Linkage Switches in Local Elections: Evidence from the Workers’ Party in Brazil
How do politicians from programmatic parties govern when their programmatic commitments are inconsistent with voters' expectations? This paper demonstrates that anticipated electoral pressures can lead politicians from programmatic parties to resemble those from non-programmatic parties. When politicians from programmatic parties believe that voters will evaluate their performance using non-programmatic criteria, they engage in linkage switches: they initially campaign on programmatic platforms, but prioritize non-programmatic actions in office. I support this claim with evidence from Brazilian municipalities (1996-2012), where the Workers' Party (PT) employed programmatic appeals in an otherwise non-programmatic political context. Using a regression discontinuity design and the semi-automated text analysis of campaign platforms, I demonstrate that PT mayors initially ran on programmatic platforms, but once in office, they responded to anticipated electoral pressures by prioritizing actions that were inconsistent with the party's programmatic orientation.
[published in Comparative Political Studies] [last working paper]
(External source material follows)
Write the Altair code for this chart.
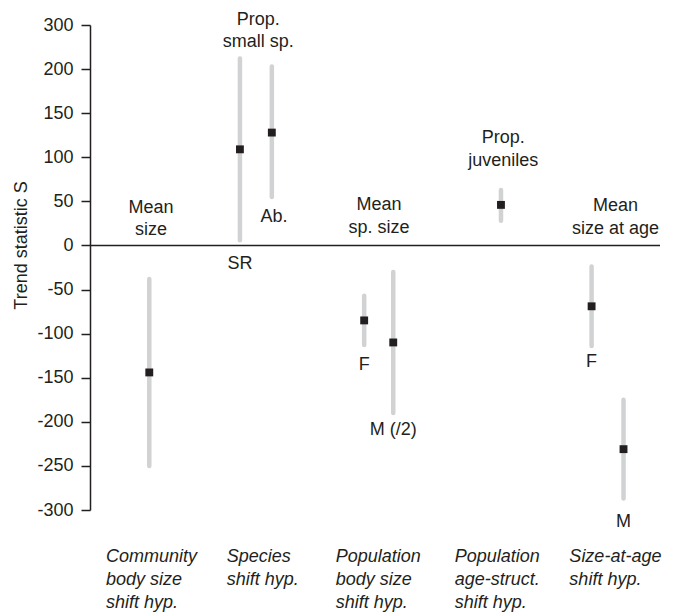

Size and Participatory Democracy: Evidence from Brazil’s Municipal Health Councils
How does the size of a community matter for the performance of participatory governance institutions (PGIs)? This paper draws on evidence from Brazil's municipal health councils to demonstrate that a single top-down participatory reform can create institutions with different levels of capacity and inclusion across different size contexts. It provides evidence that councils in larger municipalities have more capacity to influence the policymaking process than those in smaller municipalities, but tend to be less inclusive with regards to gender and class. These patterns shed light on the challenges to scaling up direct citizen participation and have broader implications for studying the consequences of PGIs.
[email for latest version]
Unlocking Suffrage: Disability Voting Rights in Latin America (with Annie Zetkulic)
To what extent are people with disabilities in Latin America guaranteed voting rights? And what explains variation across the region? Drawing on an original data set of disability voting rights reforms from 1980-2022, we demonstrate that suffrage expansions for people with disabilities differ from most forms of suffrage reform in three ways: (1) they require positive accommodations, not just the removal of negative prohibitions; (2) not all forms of accessibility are expanded at the same time; and (3) suffrage expansions for people with disabilities look different than other forms of suffrage expansions. These findings challenge existing theories of suffrage expansion, while shedding light on the disability community's continued struggle for full citizenship in Latin America.
[currently under revision] (last presented at LASA 2023)
Shared Class as an Electoral Heuristic in Brazil’s Local Elections
Do voters use a candidate's class as an electoral heuristic? And if so, how? Drawing on observational and experimental evidence from Brazil's local elections (2004-2016), I provide evidence that voters use shared class to draw inferences about a candidate's type. Candidates from different classes receive similar levels of overall support, but they receive disproportionate support from voters who share their class. The mechanisms underlying this finding vary by a voter's relative class position: upper-class voters use shared class to draw inferences about a candidate's quality, trustworthiness, and distributive commitments, but lower-class voters only use shared class to draw inferences about a candidate's trustworthiness and distributive commitments.
[Kellogg Working Paper]
Visibility and Local Electoral Accountability
How do voters use local elections to hold politicians accountable in decentralized contexts? Contrary to the common assumption that proximity helps citizens learn about local politicians' actions through first-hand observation, I suggest that proximity disproportionately provides citizens information about visible actions. Voters act on this information and reward incumbents for spending on highly visible actions, such as infrastructure projects and capital purchases, but these actions do not necessarily align with their stated preference for more spending on health care and education. I support these claims with evidence from Brazilian municipalities, including fine-grained budgetary data, electoral results from 2000-2012, and an original database of municipal election surveys.